Le 11 juillet 2018, la Cour de cassation a posé à la Cour de justice de l’Union européenne (CJUE) une question préjudicielle portant sur l’interprétation des articles 2, sous b), 3, § 2, sous a), et 5 de la directive 2001/29/CE du 22 mai 2001, au regard de l’article 49, II, de la loi du 30 septembre 1986 relative à la liberté de communication, modifiée par l’article 44 de la loi du 1er août 2006, instaurant, au profit de l’Ina, un régime dérogatoire pour l’exploitation des prestations des artistes-interprètes constituant son fonds.

Dans son arrêt du 14 novembre 2019, la CJUE a dit pour droit que les dispositions de la directive précitée doivent être interprétés en ce sens qu’ils ne s’opposent pas à une législation nationale qui établit, en matière d’exploitation d’archives audiovisuelles par une institution désignée à cette fin, une présomption réfragable d’autorisation de l’artiste-interprète à la fixation et à l’exploitation de sa prestation, lorsque cet artiste-interprète participe à l’enregistrement d’une œuvre audiovisuelle aux fins de sa radiodiffusion.

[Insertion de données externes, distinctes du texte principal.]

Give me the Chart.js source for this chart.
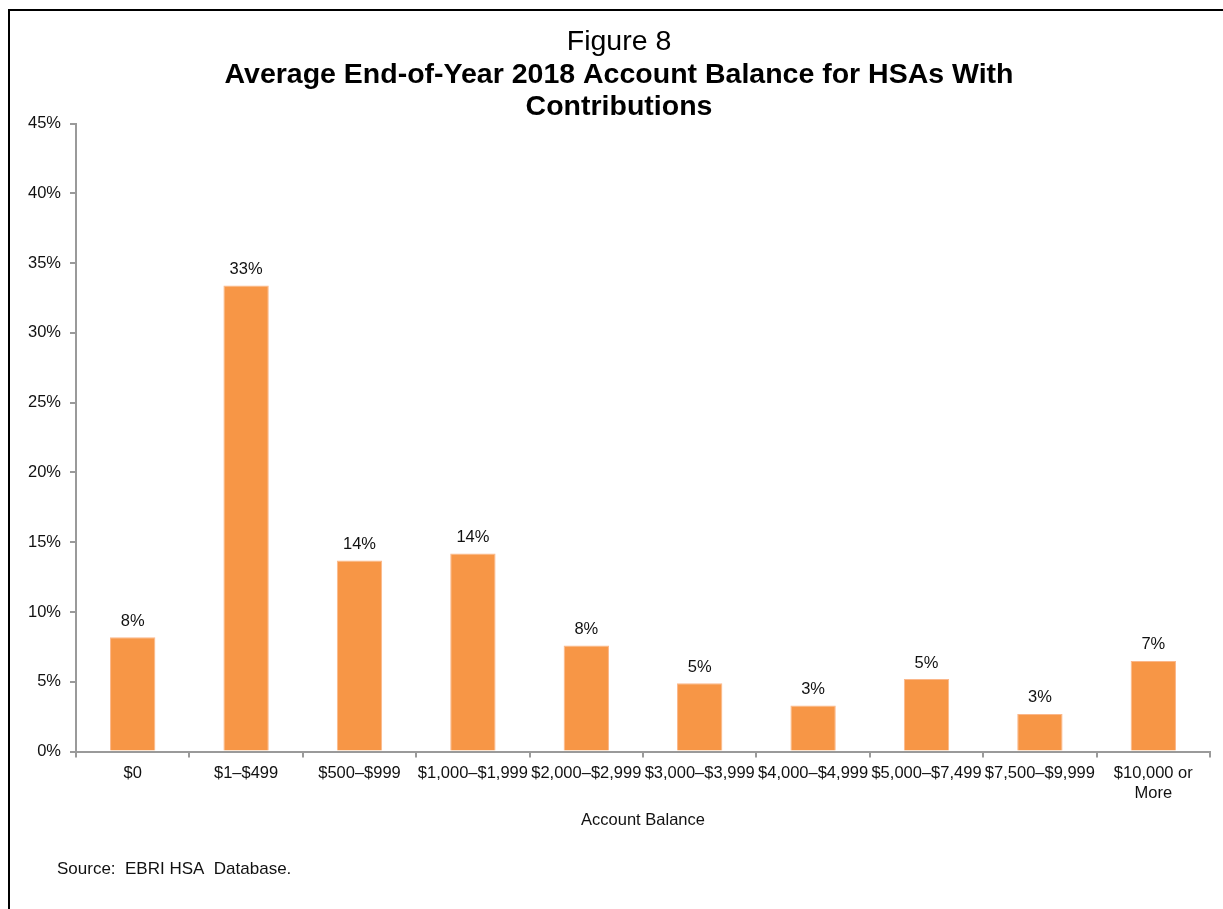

Dans un arrêt rendu après cassation (pourvoi n° 14-19.917) le 22 janvier 2020, la Cour de cassation considère que c’est à bon droit que la cour d’appel de Versailles a énoncé qu’en exonérant l’Ina de prouver par un écrit l’autorisation donnée par l’artiste-interprète, l’article 49, II, de la loi du 30 septembre 1986 modifiée, ne supprimait pas l’exigence de ce consentement mais instaurait une présomption simple d’autorisation qui pouvait être combattue et ne remettait pas en cause le droit exclusif de l’artiste-interprète d’autoriser ou d’interdire la reproduction de sa prestation ainsi que sa communication et sa mise à la disposition du public.